The watered-down sanctions announced this month by President Reagan and the still more pallid measures enunciated by the European Economic Community (bar Britain) will matter little economically, for in effect they ratify decisions already taken by the private sector, and long ago envisaged by all South Africans. Thus it matters less that Britain follows its European and American allies (Canada months ago signalled its displeasure) in approving specific sanctions than it does that Britain adds diplomatically and rhetorically to the impact of Western disapproval upon the hearts and minds of white South Africans.

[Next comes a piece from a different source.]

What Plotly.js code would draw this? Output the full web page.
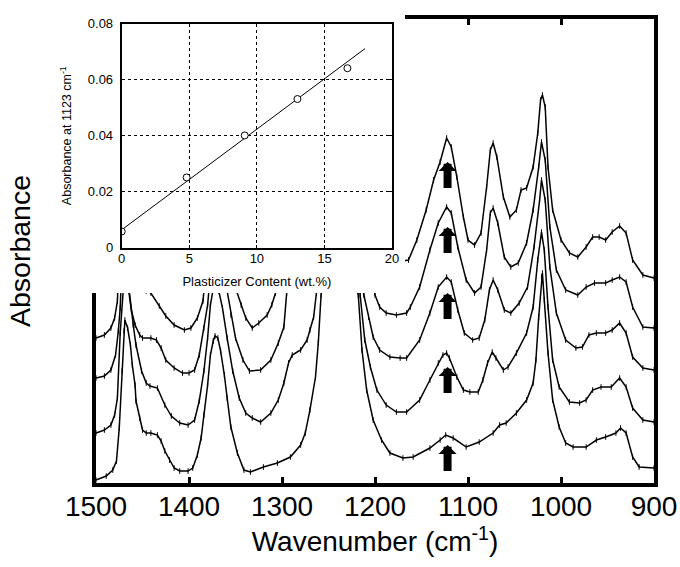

In the short term, the direct influence of narrow economic measures on the policies of Botha’s government is bound to be limited. The psychological atmosphere counts for a great deal more. The laager is a hoary myth. In the past, when whites have felt themselves to be beleaguered and isolated, there was some tendency to respond – even in the dark days of Hendrik Verwoerd – with alterations in their posture of defiance. This is why the US policy of constructive engagement was misguided from the start, and is a palpable failure today. Indeed, one of the positive by-products of the failure of Botha’s reform schemes is the demise of constructive engagement. When the President of the United States proclaims sanctions against South Africa, a country he usually refers to as an ally, it is clear in Washington that constructive engagement has failed. The President succumbed to domestic political pressures, but their strength showed how far was the US executive branch out of phase with the elected representatives of the people in their legislature.